Yellow Bus Services - The Post-war Period

The Post-war Period

At the end of the war, the buses were quickly repainted in the cream livery (one having escaped being repainted in grey) and the utility buses upgraded. Loadings were heavy in the immediate post-war period but, in the 1950s, there was a general decline in use of buses, which had its effect on YBS. An increasing number of services were given dispensation for single person operation. Sunday morning services on the Farnham route were withdrawn in 1951. Sydney Hayter died suddenly at the age of 58 in November that year. In 1953 Yellow Bus Services was incorporated as a limited company, with Hayter's widow as the principal director. The South-east Traffic Commissioners granted an application for Yellow Bus Services Ltd to take over the service of buses previously run in the name of Yellow Bus Services by the late Mr Sydney Hayter.
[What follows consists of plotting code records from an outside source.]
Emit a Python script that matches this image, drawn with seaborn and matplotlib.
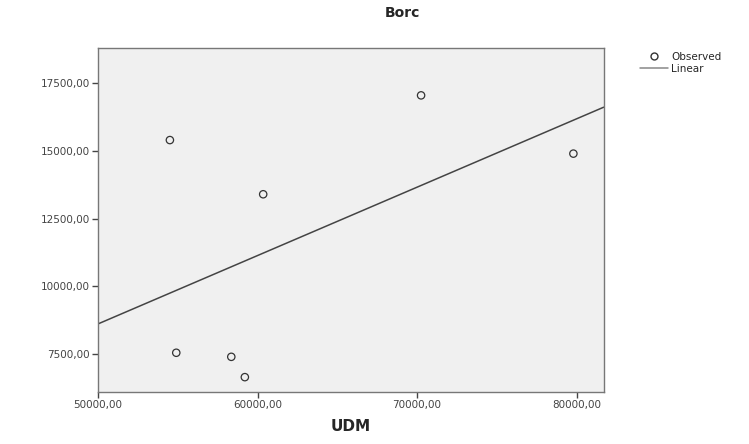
import matplotlib.pyplot as plt
import seaborn as sns
import pandas as pd
from matplotlib.lines import Line2D

udm = [54500, 70250, 79800, 60350, 54900, 58350, 59200]
borc = [15400, 17050, 14900, 13400, 7550, 7400, 6650]

xticks = [50000, 60000, 70000, 80000]
yticks = [7500, 10000, 12500, 15000, 17500]

df = pd.DataFrame({'UDM': udm, 'Borc': borc})

sns.set_style('white')
plt.rcParams['font.family'] = ['DejaVu Sans']

fig = plt.figure(figsize=(7.49, 4.44), dpi=100)
ax = fig.add_axes([0.131, 0.117, 0.675, 0.775])
ax.set_facecolor('#f0f0f0')
ax.set_xlim(50000, 81700)
ax.set_ylim(6100, 18800)

sns.regplot(x='UDM', y='Borc', data=df, ax=ax, ci=None, truncate=False,
            marker='o',
            scatter_kws={'s': 28, 'facecolors': 'none', 'edgecolors': '#333333',
                         'linewidths': 0.9, 'alpha': 1},
            line_kws={'color': '#444444', 'linewidth': 1.1})

ax.set_xticks(xticks)
ax.set_yticks(yticks)
ax.set_xticklabels([f'{v},00' for v in xticks], fontsize=7.5, color='#444444')
ax.set_yticklabels([f'{v},00' for v in yticks], fontsize=7.5, color='#444444')
ax.tick_params(axis='both', direction='out', length=4, width=1, color='#444444',
               left=True, bottom=True, pad=2)
for s in ax.spines.values():
    s.set_color('#777777')
    s.set_linewidth(1)

ax.set_xlabel('UDM', fontsize=11, fontweight='bold', labelpad=6)
ax.set_ylabel('')
fig.text(0.537, 0.97, 'Borc', ha='center', va='center', fontsize=10,
         fontweight='bold')

handles = [
    Line2D([], [], marker='o', linestyle='none', markerfacecolor='none',
           markeredgecolor='#333333', markersize=5, label='Observed'),
    Line2D([], [], color='#888888', linewidth=1.1, label='Linear'),
]
fig.legend(handles=handles, loc='upper left', bbox_to_anchor=(0.854, 0.883),
           frameon=False, fontsize=7.5, handlelength=2.7, handletextpad=0.3,
           labelspacing=0.2, borderaxespad=0, borderpad=0)

fig.savefig('out.png', dpi=100)
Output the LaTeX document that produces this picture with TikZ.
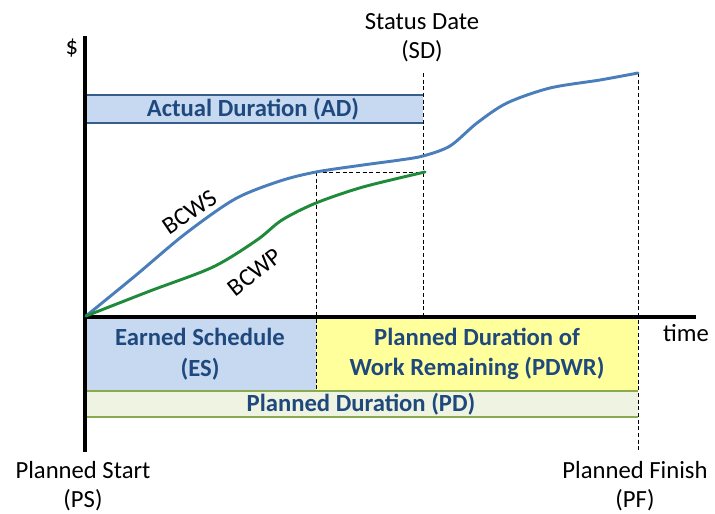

By then, only the Farnham and Camberley services remained, together with excursions from the Stoughton base. A&D were pressing YBS to sell their services to them and, in 1954 YBS surrendered their licence to run the Camberley service, allowing A&D a monopoly on that route. In an attempt to increase revenue by diversification YBS built a petrol station on their premises in 1955; this aspect of business expanded over the following years to include car repairs, tyre, battery and accessory sales, together with a paraffin delivery service. The service station was staffed by off-duty drivers and other staff displaced from bus services by the reduction in route miles.